TEMPO.CO, Medan - Gubernur Sumatera Utara Gatot Pujo Nugroho dituduh memanfaatkan bantuan dana bansos untuk mendongkrak suaranya agar bisa menang dalam pemilihan gubernur 2013. Ini membuat bantuan dana membengkak dan banyak yang tidak sesuai dengan peruntukan.
Menurut salah seorang anggota legislatif Sumatera Utara periode 2009-2014, daerah akan menerima dana bantuan dalam jumlah besar asalkan mau berkomitmen dengan gubernur saat itu, Gatot Pujo Nugroho. Wali kota atau bupati harus memenangkan politikus Partai Keadilan Sejahtera tersebut, yang merupakan calon inkumben dalam pemilihan gubernur-wakil gubernur 2013. Gatot berpasangan dengan Tengku Erry Nuradi dari Partai NasDem. (Baca: Ini Aliran Dana Bansos Gubernur Sumatera Utara)
Lantaran banyak yang mau berkomitmen, kata sumber tadi, akhirnya Gatot menaikkan jumlah dana bantuan dari yang awalnya ditetapkan bersama DPRD sebesar Rp 1,3 triliun menjadi Rp 2,8 triliun. "Dari dana itu, daerah juga setor 6-10 persen.
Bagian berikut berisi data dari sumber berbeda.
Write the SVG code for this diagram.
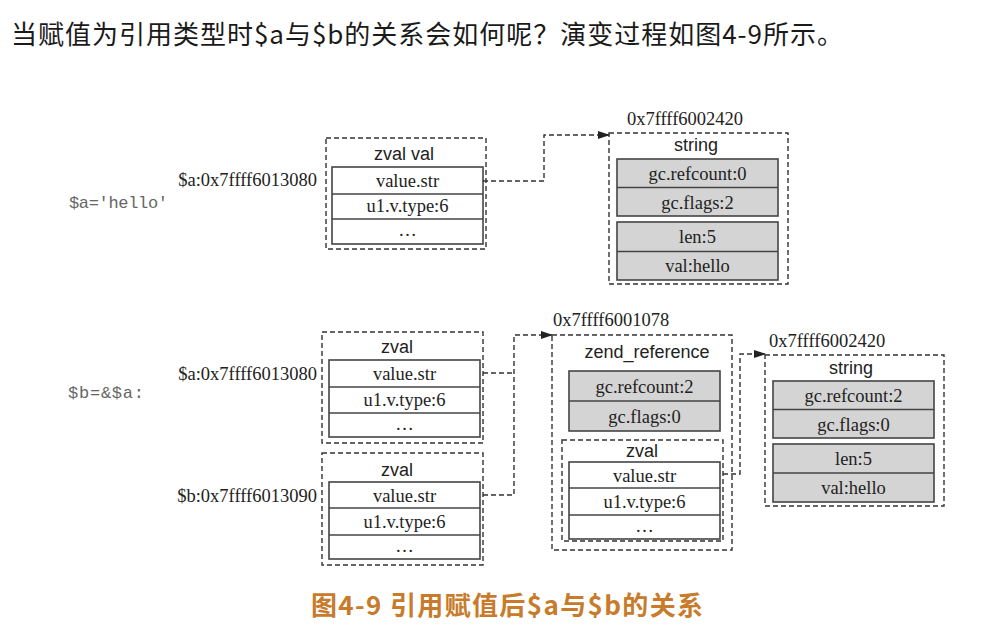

Mungkin untuk biaya kampanye gubernur inkumben," ujar sumber tersebut.
Anggota Dewan Perwakilan Rakyat Daerah Sumatera Utara, Sutrisno Pangaribuan, mengatakan memang ada keanehan saat pengucuran dana total senilai Rp 2,8 triliun tersebut. "Dari mana itu yang Rp 1,5 triliun?" kata politikus Partai Demokrasi Indonesia Perjuangan ini. (Baca: Gatot Ingin Kasus Bansos di Kejaksaan Diambil Alih KPK)
Kuasa hukum Gatot, Razman Arief Nasution, membantah adanya korupsi dana bantuan sosial. Ia mengatakan pemerintah Sumatera Utara mendapat predikat wajar tanpa pengecualian oleh BPK pada 2014. Karena itu, dia heran bila Kejaksaan tetap melanjutkan penyidikan atas penemuan pada 2012-2013. "Ini kan sudah clear, kok, malah ditanya sekarang sama Kejaksaan," tutur Razman.
Dana bantuan daerah bawahan (BDB) Provinsi Sumatera Utara tahun anggaran 2012-2013 sedang ditelisik Kejaksaan Agung. Kejaksaan menduga ada penyimpangan hukum dalam penggelontoran dana senilai Rp 2,8 triliun itu. (Lihat Video: Kronologi Kasus Suap Yang Menyeret Gatot Dan Istri Mudanya)
Sutrisno menilai besaran dana bantuan tersebut tidak sesuai dengan peruntukan. Sebab, daerah yang sudah kaya, seperti Asahan, justru mendapat dana bantuan besar. Pada 2012, Asahan mendapat dana bantuan Rp 143,842 miliar. Setahun kemudian meningkat hingga 296 persen atau sebesar Rp 425,662 miliar.
Dia membandingkan dengan Nias Barat yang miskin tapi hanya mendapat bantuan sedikit. Pada 2012, Nias Barat mendapat kucuran dana bantuan sebesar Rp 2,093 miliar. Pada 2013, bantuan ke Nias Barat turun menjadi Rp 1,3 miliar.
Padahal, kata Sutrisno, alokasi dana bantuan seharusnya menyesuaikan dengan jumlah penduduk, tingkat kesejahteraan masyarakat, dan kemajuan daerah. Dia menduga Asahan mendapat alokasi dana bantuan jumbo karena, saat pemilihan gubernur 2013, pasangan Gatot-Erry mendulang suara 42,70 persen. Sedangkan di Nias Barat, Gatot-Erry hanya memperoleh 7,75 persen suara. (Baca: Korupsi Bansos Sumut, BPK Temukan Banyak Kejanggalan)
Wakil Gubernur Sumatera Utara Tengku Erry Nuradi mengakui belum ada aturan jelas dalam pengucuran dana bantuan daerah bawahan. Menurut dia, seharusnya terdapat peraturan gubernur atau peraturan daerah untuk menentukan penerima dan syarat-syaratnya. "Saya pernah mengingatkan, tapi sampai sekarang belum dibuat," ucap Erry di kantor Badan Perencanaan Pembangunan Daerah Sumatera Utara, Medan, kemarin.
Ketua Citra Keadilan Hamdani Harahap mengatakan pembagian dana bantuan daerah bawahan tidak jelas indikator atau parameternya. “Kebijakan dana BDB apakah berdasarkan jumlah penduduk, luas wilayah, atau kekayaan alam daerah?” tanya Hamdani.